The task: Reproduce the listing below exactly, minus its pictures.
··· Recorded information ···
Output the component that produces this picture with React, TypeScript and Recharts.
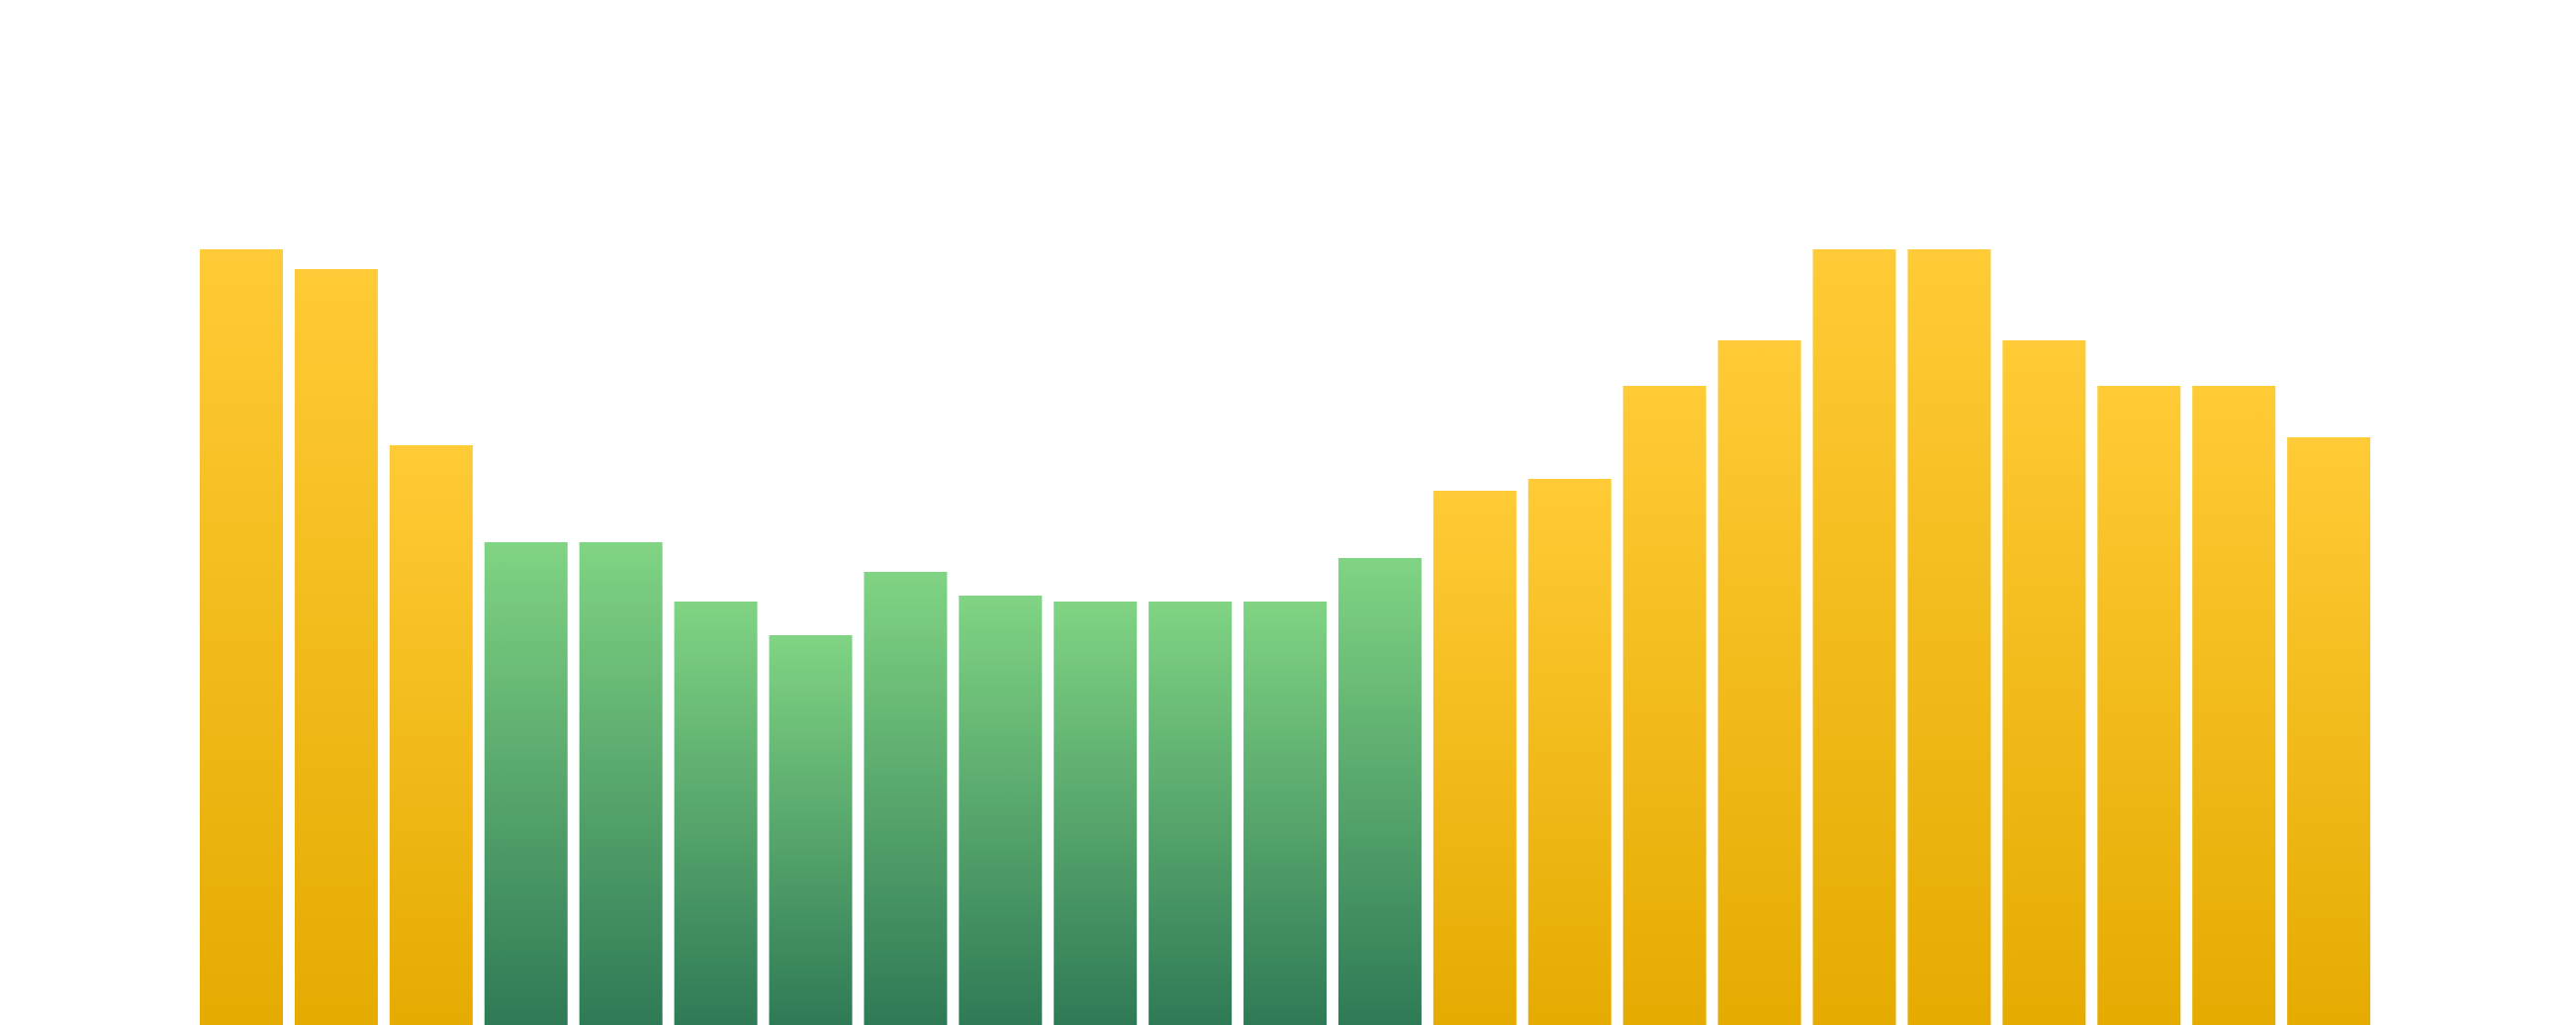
import React from 'react';
import { BarChart, Bar, XAxis, YAxis, Cell } from 'recharts';

// hourly values (scale 0-100)
const hours = [
  '00', '01', '02', '03', '04', '05', '06', '07', '08', '09', '10', '11',
  '12', '13', '14', '15', '16', '17', '18', '19', '20', '21', '22',
];
const values = [
  78.4, 76.4, 58.6, 48.8, 48.8, 42.8, 39.4, 45.8, 43.4, 42.8, 42.8, 42.8,
  47.2, 54.0, 55.2, 64.6, 69.2, 78.4, 78.4, 69.2, 64.6, 64.6, 59.4,
];
// bars under this value are drawn green, the rest yellow
const lowThreshold = 50;

const data = hours.map((hour, i) => ({ hour, value: values[i] }));

export default function App() {
  return (
    <div style={{ width: 2588, height: 1028 }}>
      <BarChart
        width={2588}
        height={1028}
        data={data}
        margin={{ top: 28, right: 194, left: 188, bottom: 0 }}
        barCategoryGap={6}
      >
        <defs>
          <linearGradient id="yellowGrad" x1="0" y1="0" x2="0" y2="1">
            <stop offset="0%" stopColor="#FFCB36" />
            <stop offset="100%" stopColor="#E5AB01" />
          </linearGradient>
          <linearGradient id="greenGrad" x1="0" y1="0" x2="0" y2="1">
            <stop offset="0%" stopColor="#80D483" />
            <stop offset="100%" stopColor="#2E7A56" />
          </linearGradient>
        </defs>
        <XAxis dataKey="hour" hide />
        <YAxis domain={[0, 100]} hide />
        <Bar dataKey="value" isAnimationActive={false}>
          {data.map((d) => (
            <Cell
              key={d.hour}
              fill={d.value < lowThreshold ? 'url(#greenGrad)' : 'url(#yellowGrad)'}
            />
          ))}
        </Bar>
      </BarChart>
    </div>
  );
}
···
Task solution:
Output the component that produces this picture with React, TypeScript and Recharts.
import React from 'react';
import { BarChart, Bar, XAxis, YAxis, Cell } from 'recharts';

// hourly values (scale 0-100)
const hours = [
  '00', '01', '02', '03', '04', '05', '06', '07', '08', '09', '10', '11',
  '12', '13', '14', '15', '16', '17', '18', '19', '20', '21', '22',
];
const values = [
  78.4, 76.4, 58.6, 48.8, 48.8, 42.8, 39.4, 45.8, 43.4, 42.8, 42.8, 42.8,
  47.2, 54.0, 55.2, 64.6, 69.2, 78.4, 78.4, 69.2, 64.6, 64.6, 59.4,
];
// bars under this value are drawn green, the rest yellow
const lowThreshold = 50;

const data = hours.map((hour, i) => ({ hour, value: values[i] }));

export default function App() {
  return (
    <div style={{ width: 2588, height: 1028 }}>
      <BarChart
        width={2588}
        height={1028}
        data={data}
        margin={{ top: 28, right: 194, left: 188, bottom: 0 }}
        barCategoryGap={6}
      >
        <defs>
          <linearGradient id="yellowGrad" x1="0" y1="0" x2="0" y2="1">
            <stop offset="0%" stopColor="#FFCB36" />
            <stop offset="100%" stopColor="#E5AB01" />
          </linearGradient>
          <linearGradient id="greenGrad" x1="0" y1="0" x2="0" y2="1">
            <stop offset="0%" stopColor="#80D483" />
            <stop offset="100%" stopColor="#2E7A56" />
          </linearGradient>
        </defs>
        <XAxis dataKey="hour" hide />
        <YAxis domain={[0, 100]} hide />
        <Bar dataKey="value" isAnimationActive={false}>
          {data.map((d) => (
            <Cell
              key={d.hour}
              fill={d.value < lowThreshold ? 'url(#greenGrad)' : 'url(#yellowGrad)'}
            />
          ))}
        </Bar>
      </BarChart>
    </div>
  );
}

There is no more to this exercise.